Whether solar panels are worth it does not have one answer, because it depends on your roof, your habits and your reasons for fitting them. What it does have is a clear set of factors that push the case one way or the other. Run your own situation through them honestly and you can judge a quote without relying on the salesperson's optimism. The how-it-works detail sits in the solar basics guide; this one is about the decision.
The roof comes first
No amount of clever financing rescues a poor roof. A south-facing, unshaded roof at a reasonable pitch is the strong case; east and west roofs still work but generate less; a north-facing or heavily shaded roof rarely justifies the cost. Shading is a particular killer, because even partial shade across part of the array at the wrong time of day can drag the output down disproportionately. Before anything else, be honest about which way your roof faces and what shades it through the day. If the roof is wrong, the rest of the sums do not matter.
Self-consumption makes or breaks the return
As the basics guide stresses, power you use yourself is worth several times what you are paid to export. So the return hinges on how much of your generation you actually consume. A household with someone home during the day, or one willing to shift the washing, dishwasher, hot water and car charging into daylight, captures far more value than one that exports most of its midday output while the house is empty. When you weigh a quote, the assumed self-consumption rate matters as much as the headline generation figure, and an honest installer will discuss it rather than assuming you use everything you make.
Where batteries fit
A battery stores your surplus midday generation for use in the evening, which lifts self-consumption and therefore the value of the system, especially for households out all day. The catch is that batteries are expensive, so they improve the usefulness of solar while often lengthening the overall payback rather than shortening it. Whether to add one is a separate calculation, not an automatic yes. For some homes it transforms the case; for others it is a costly extra that the export payments would have covered more cheaply.

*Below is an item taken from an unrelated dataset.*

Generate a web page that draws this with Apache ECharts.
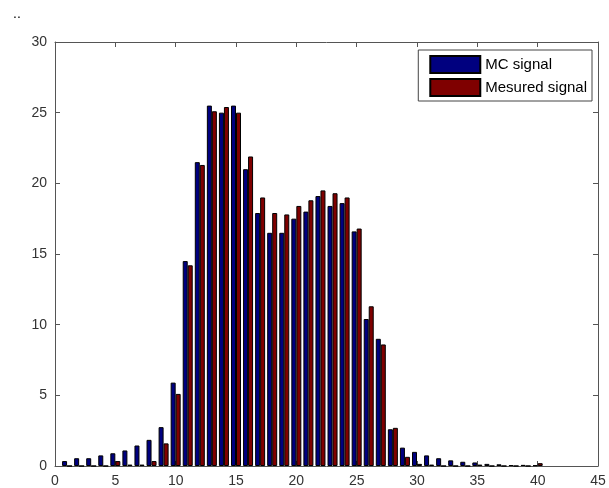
<!DOCTYPE html>
<html>
<head>
<meta charset="utf-8">
<script src="https://cdn.jsdelivr.net/npm/echarts@6/dist/echarts.min.js"></script>
<style>
html,body{margin:0;padding:0;background:#fff;}
#main{width:609px;height:488px;}
</style>
</head>
<body>
<div id="main"></div>
<script>
// bin centres
var bins = [1,2,3,4,5,6,7,8,9,10,11,12,13,14,15,16,17,18,19,20,
            21,22,23,24,25,26,27,28,29,30,31,32,33,34,35,36,37,38,39,40]

// MC signal
var mc = [0.35,0.55,0.55,0.75,0.9,1.1,1.45,1.85,2.75,5.9,14.5,21.5,25.5,25.0,25.5,21.0,17.9,16.5,16.5,17.5,
          18.0,19.1,18.4,18.6,16.6,10.4,9.0,2.6,1.3,1.0,0.75,0.55,0.4,0.3,0.25,0.15,0.12,0.06,0.08,0.05]

// Mesured signal
var mes = [0.0,0.0,0.0,0.0,0.35,0.1,0.1,0.35,1.6,5.1,14.2,21.3,25.1,25.4,25.0,21.9,19.0,17.9,17.8,18.4,
           18.8,19.5,19.3,19.0,16.8,11.3,8.6,2.7,0.65,0.15,0.1,0.0,0.0,0.0,0.1,0.0,0.0,0.0,0.0,0.2]

var xTicks = [0,5,10,15,20,25,30,35,40,45]
var yTicks = [0,5,10,15,20,25,30]

function pares(vals){
	var out=[]
	for(var i=0;i<bins.length;i++){
		out.push([bins[i],vals[i]])
	}
	return out
}

var myChart = echarts.init(document.getElementById('main'))

var lab = {color:'#333',fontSize:14,fontFamily:'Liberation Sans, Arial'}
var linea = {show:true,onZero:false,lineStyle:{color:'#555',width:1}}
var tic = {show:true,inside:true,length:5,lineStyle:{color:'#555'}}

var option = {
	backgroundColor:'#fff',
	animation:false,
	title:{text:'..',left:8,top:2,textStyle:{fontSize:14,color:'#000',fontWeight:'normal'}},
	legend:{
		data:['MC signal','Mesured signal'],
		orient:'vertical',
		right:17,
		top:50,
		icon:'rect',
		itemWidth:50,
		itemHeight:17,
		itemGap:4,
		padding:[5,5,4,11],
		backgroundColor:'#fff',
		borderColor:'#444',
		borderWidth:1,
		borderRadius:0,
		textStyle:{color:'#000',fontSize:15,fontFamily:'Liberation Sans, Arial'}
	},
	grid:{left:55,right:11,top:42,bottom:21},
	xAxis:[{
		type:'value',min:xTicks[0],max:xTicks[xTicks.length-1],interval:5,
		axisLine:linea,axisTick:tic,axisLabel:lab,
		splitLine:{show:false}
	},{
		type:'value',position:'top',min:0,max:45,interval:5,
		axisLine:linea,axisTick:tic,axisLabel:{show:false},
		splitLine:{show:false}
	}],
	yAxis:[{
		type:'value',min:yTicks[0],max:yTicks[yTicks.length-1],interval:5,
		axisLine:linea,axisTick:tic,axisLabel:lab,
		splitLine:{show:false}
	},{
		type:'value',position:'right',min:0,max:30,interval:5,
		axisLine:linea,axisTick:tic,axisLabel:{show:false},
		splitLine:{show:false}
	}],
	series:[{
		name:'MC signal',type:'bar',
		data:pares(mc),
		barWidth:5,barGap:'0%',
		itemStyle:{color:'#00007f',borderColor:'#000',borderWidth:1}
	},{
		name:'Mesured signal',type:'bar',
		data:pares(mes),
		barWidth:5,barGap:'0%',
		itemStyle:{color:'#7f0000',borderColor:'#000',borderWidth:1}
	}]
}

myChart.setOption(option)
</script>
</body>
</html>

Export payments and the moving goalposts
You are paid for the electricity you export to the grid, which adds a modest income on top of the savings from self-used power. Export rates vary between suppliers and change over time, so treat any figure in a sales projection as a snapshot rather than a guarantee. The same caution applies to the assumed price of the grid electricity you are displacing, since the whole saving scales with how dear that electricity is. Because both numbers move, be wary of glossy payback calculations that present a single confident figure; ask what prices and what self-consumption rate they assumed.
The honest payback picture
A well-sited system with decent self-consumption typically pays for itself over a long but not unreasonable span and then generates free power for many years beyond, since panels last a long time. It is a long-term investment, closer to overpaying your mortgage than to a quick win, and it competes for your money with the cheaper efficiency jobs that pay back far faster. The sensible order is to do the insulation, draught-proofing and heating basics first, since they cost less and return sooner, and then consider solar as the larger, slower-burn step once the easy savings are banked.
Questions to ask before you sign
When you get a quote, ask what generation it predicts for your specific roof orientation and shading, not a generic figure; what self-consumption rate it assumes and why; what electricity price and export rate underpin the payback; whether a battery is included and what the sums look like without it; and what warranties cover the panels and, separately, the inverter, which is the component most likely to need replacing within the system's life. A reputable installer answers these plainly. Vague, pressured or too-good-to-be-true answers are the signal to walk away and get another quote.